Wake Up Dead Man: A Knives Out Mystery (2025) ** – Seen at the Cinema (out on Dec 12 on Netflix)

An unholy mess. Serve Netflix right for once again indulging one of their “visionary” directors. I’m assuming either director Rian Johnson is a true believer or he’s embarked on a spoof that doesn’t work. Either way it’s a bone-headed venture filled with the dullest characters you would ever come across and testing audience patience to the limit by keeping the star of the show, private detective Benoit Blanc (Daniel Craig), out of the picture for the first 30 minutes, dumping all the exposition on Fr Jud Duplenticy (Josh O’Connor), the most cliched priest this side of Bing Crosby and relying on the “locked room” conceit, handled with some deadly ham-fistedness, to see the audience through an extremely trying time.
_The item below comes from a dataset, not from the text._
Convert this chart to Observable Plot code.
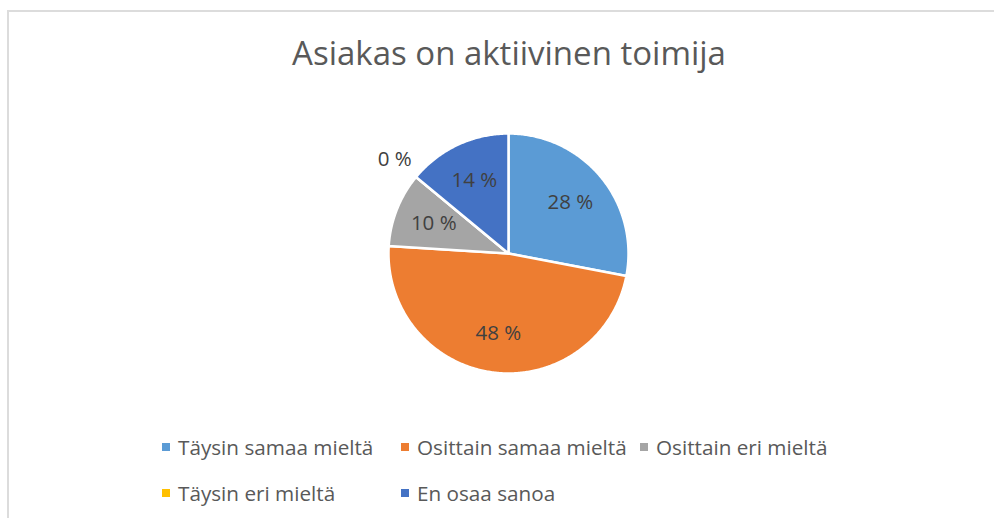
<!DOCTYPE html>
<html>
<head>
<meta charset="utf-8">
<script src="https://cdn.jsdelivr.net/npm/d3@7"></script>
<script src="https://cdn.jsdelivr.net/npm/@observablehq/plot@0.6"></script>
<style>
  html, body { margin: 0; padding: 0; background: #fff; }
  body { width: 994px; height: 518px; position: relative; overflow: hidden; font-family: "Open Sans", sans-serif; }
  #frame { position: absolute; left: 7px; top: 10px; width: 1100px; height: 700px; border: 2px solid #dcdcdc; box-sizing: border-box; }
  #title { position: absolute; left: 0; width: 1018px; top: 33px; text-align: center; font-size: 33px; color: #595959; line-height: 40px; white-space: nowrap; }
  #pie { position: absolute; left: 328px; top: 73px; }
  .leg { position: absolute; display: flex; align-items: center; font-size: 20.7px; color: #595959; white-space: nowrap; line-height: 26px; }
  .leg .sw { width: 8px; height: 8px; margin-right: 8px; flex: none; }
</style>
</head>
<body>
<div id="frame"></div>
<div id="title">Asiakas on aktiivinen toimija</div>
<div id="pie"></div>
<div id="legend"></div>
<script>
const categories = ["Täysin samaa mieltä", "Osittain samaa mieltä", "Osittain eri mieltä", "Täysin eri mieltä", "En osaa sanoa"];
const values = [28, 48, 10, 0, 14];
const colors = ["#5B9BD5", "#ED7D31", "#A5A5A5", "#FFC000", "#4472C4"];

// Build slice outlines (center -> arc -> center) from the values
const total = d3.sum(values);
const pts = [];
const labels = [];
let acc = 0;
categories.forEach((c, i) => {
  const a0 = acc / total * 2 * Math.PI;
  acc += values[i];
  const a1 = acc / total * 2 * Math.PI;
  const n = Math.max(2, Math.ceil((a1 - a0) / 0.01));
  pts.push({cat: c, x: 0, y: 0});
  for (let k = 0; k <= n; k++) {
    const a = a0 + (a1 - a0) * k / n;
    pts.push({cat: c, x: Math.sin(a), y: Math.cos(a)});
  }
  pts.push({cat: c, x: 0, y: 0});
  const am = (a0 + a1) / 2;
  const rr = values[i] === 0 ? 1.23 : 0.67;
  labels.push({cat: c, x: rr * Math.sin(am), y: rr * Math.cos(am), text: values[i] + " %"});
});

const S = 360, R = 120;
const half = S / 2 / R;
const chart = Plot.plot({
  width: S, height: S, margin: 0,
  x: {domain: [-half, half], axis: null},
  y: {domain: [-half, half], axis: null},
  color: {domain: categories, range: colors},
  style: {background: "transparent", overflow: "visible"},
  marks: [
    Plot.line(pts, {x: "x", y: "y", z: "cat", fill: "cat", stroke: "white", strokeWidth: 2.5, strokeLinejoin: "round", curve: "linear"}),
    Plot.text(labels, {x: "x", y: "y", text: "text", fill: "#404040", fontSize: 20.5, fontFamily: "Open Sans"})
  ]
});
document.getElementById("pie").appendChild(chart);

// Legend (HTML)
const colX = [162, 401, 640];
const rowY = [434, 480];
const leg = document.getElementById("legend");
categories.forEach((c, i) => {
  const el = document.createElement("div");
  el.className = "leg";
  el.style.left = colX[i % 3] + "px";
  el.style.top = rowY[Math.floor(i / 3)] + "px";
  const sw = document.createElement("span");
  sw.className = "sw";
  sw.style.background = colors[i];
  el.appendChild(sw);
  el.appendChild(document.createTextNode(c));
  leg.appendChild(el);
});
</script>
</body>
</html>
Once you work out that the title relates to the Resurrection of Jesus Christ and that we’re entombed in a flummery of Christian jargon, you start hoping this is going to head down the satirical route and that at least you’ll get a few laughs for your hard-earned bucks. But, no, it’s so straitlaced it might as well have called on a corset to design the narrative. In order to help the director out of a whole series of cinematic cul de sacs everyone overacts and we skip over inconvenient plotholes.

The priest is sent to help out in a rundown parish run by nutcase Monsignor Jefferson Wilks (Josh Brolin) whose idea of fun is to relate in detail, under the guise of confession, how many times, and how, he has masturbated that week. There’s a godforsaken subplot about lost treasure and a mysterious child who you’ve guessed from the off is the son of Wilks.

When Wilks is done to death in church in a small room off the altar, then we get the standard roll-call of suspects. These include church manager Martha (Glenn Close), who specializes in letting out blood-curdling screams, alcoholic doctor Nat (Jeremy Renner), barmy novelist Lee (Andrew Scott), suffering from the opposite of writer’s block who can’t stop spewing out an interminable book, Vera (Kerry Washington) who’s been put in charge of bringing up mysterious boy Cy (Daryl McCormack), now a failed influencer, and crippled Simone (Caillee Spainey) who Wilks has bled dry. Every now and then local cop Geraldine (Mila Kunis) turns up to listen in awe to Blanc.

Fr Jud is the main suspect for no apparent reason that I could see except the writer says so and he’s the most handsome guy around and wouldn’t it be great if Blanc could recruit a priest sidekick in the way of the television series of yore.

So first of all we get a lecture on the “locked room” thesis with reference to Golden Age of Crime novelist John Dickson Carr who invented the term and then to the likes of Agatha Christie and others who took up the challenge.  A variety of theories are presented by Blanc with the sole purpose of showing everyone how clever he is by knocking them all down.

Once we enter Resurrection territory it gets downright stupid, the dead man rising again on the third day in the manner of a certain religion, and then there’s another murder and because we’ve run out of things with which to add genuine tension a lot of the action now takes place in pouring rain and Fr Jud who looks like he is in the clear gets once again targeted as the main suspect.

And then we’re into scene after scene after scene of exposition and a ton of talk about “free will” and “grace” – religious terms you understand. Confession, you might not be surprised to learn, plays a key role.

This might have been more acceptable with a better cast. This is nothing like an all-star cast such as used to decorate Hercule Poirot epics and helped out with keeping an audience engrossed in the first two in the series. This is populated by over-the-hill stars like Glenn Close (Hillbilly Elegy, 2020), Mila Kunis (Bad Moms, 2016) and Jeremy Renner (Avengers: Endgame, 2019) and actors who wouldn’t be considered stars except in television like Andrew Scott (Blue Moon, 2025). Josh O’Connor (Challengers, 2024) is out of his depth. Josh Brolin (Weapons, 2025) would be closest we’ve got to what might constitute a genuine star but he was second-billed in that and only then because everyone else was a nobody.

The role of the star is to enliven a picture and those with an undiluted screen presence give audiences something to hang their hat on or direct their sympathies to. But none of this bedraggled lot, every character underwritten, would you care a fig for.

Rian Johnson ruins his own creation.